On the right you can see the 3A linear post-regulator with LT1085, and on the real right under the aluminum bracket hides the Hypex 180W SMPS supplying the 40VDC for both amps. The original Nemesis had a linear supply with an EI mains transformer and over 100.000uF of supply caps per channel. Still, because of the output transformer, it was very difficult to get rid of hum that would be coupled from the mains transformer to the output transformer. A large chassis for physical separation of the transformers as well as painstaking rotation of one with respect to the other would minimize hum, but I did not find it satisfying. The solution with the SMPS followed by a simple linear regulator made the amp very quiet.
Follow-up Sept 2010: I just released my tech audio publication Linear Audio Volume 0! At www.linearaudio.net you can browse the ToC and the article abstracts, and you'll see that none other than Nelson Pass wrote an article for me on his take on the Nemesis, the Arch Nemesis. Worth a read; he describes several versions of the single MOSFET single ended amplifier in the finest tradition of his Zen creations.
The output transformers are very large and heavy for the output power (about 10W), because they carry the supply current for the output stage which is about 1A. To avoid saturation, the output transformer needs an air gap in the core. But that air gap drops the inductance so now you need more windings to compensate for that, and in the end you end up with a large transformer.

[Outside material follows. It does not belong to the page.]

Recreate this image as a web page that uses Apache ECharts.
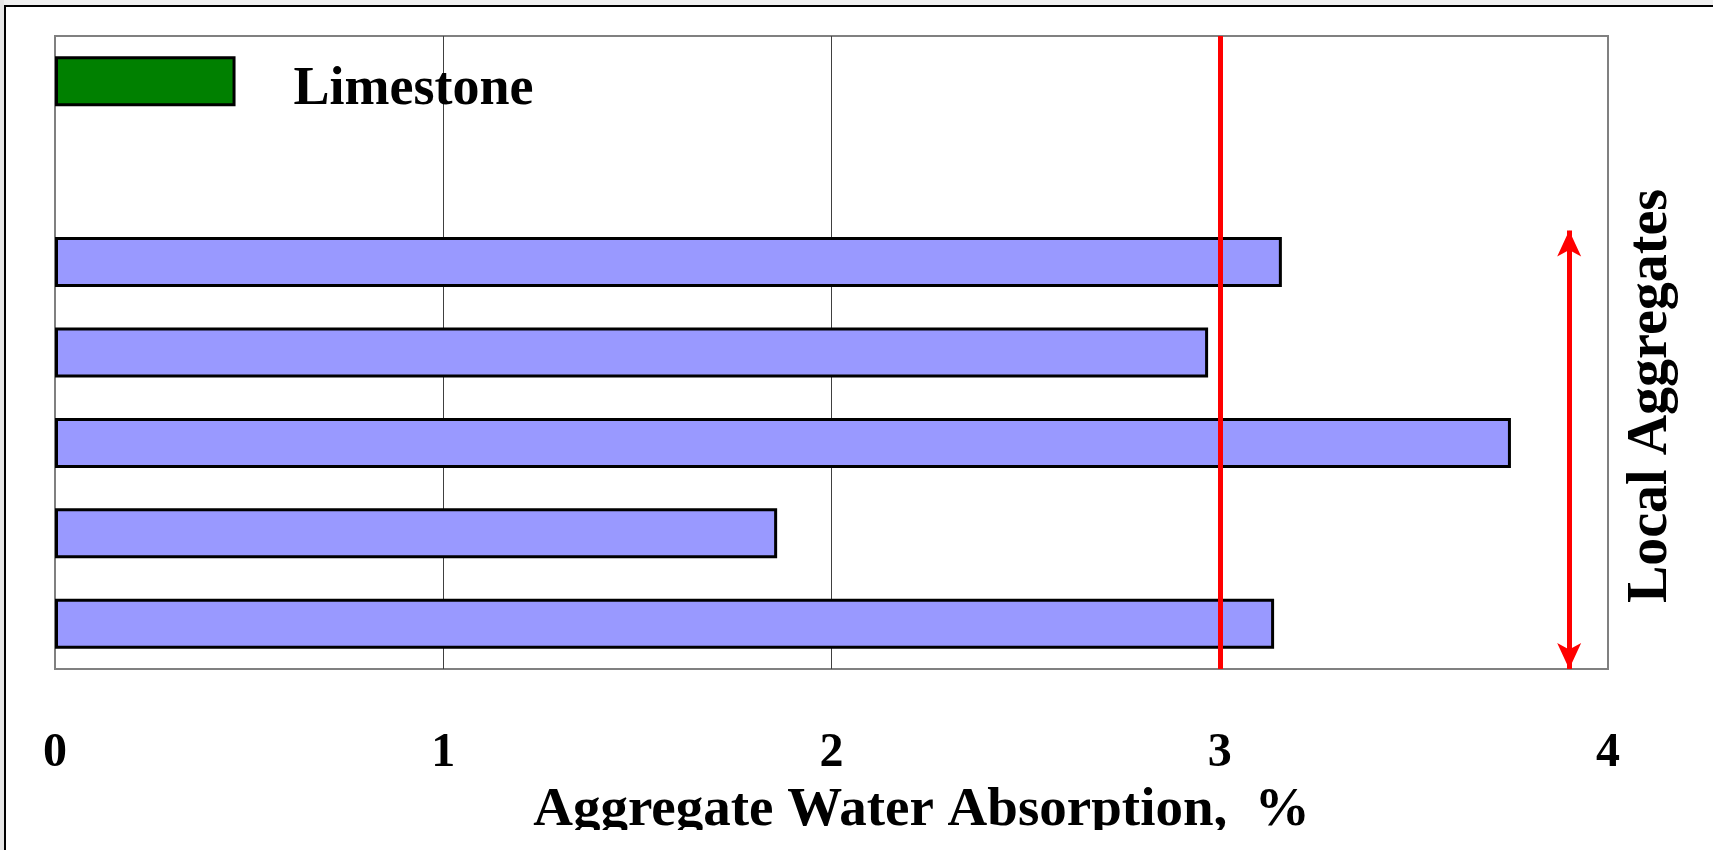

Update 2012: Linear Audio continues to be a success, and there are now two follow-up articles to the Nemesis. Nelson Pass has taken possession of his custom manufactured Static Induction Transistors (SIT), christened the PASS SIT-1, and has written an article about these devices. Lennart Jarlevang has transplanted the SIT-1 into his initial Nemesis using the original transformers. Both articles appeared in Linear Audio Volume 4, published September 2012.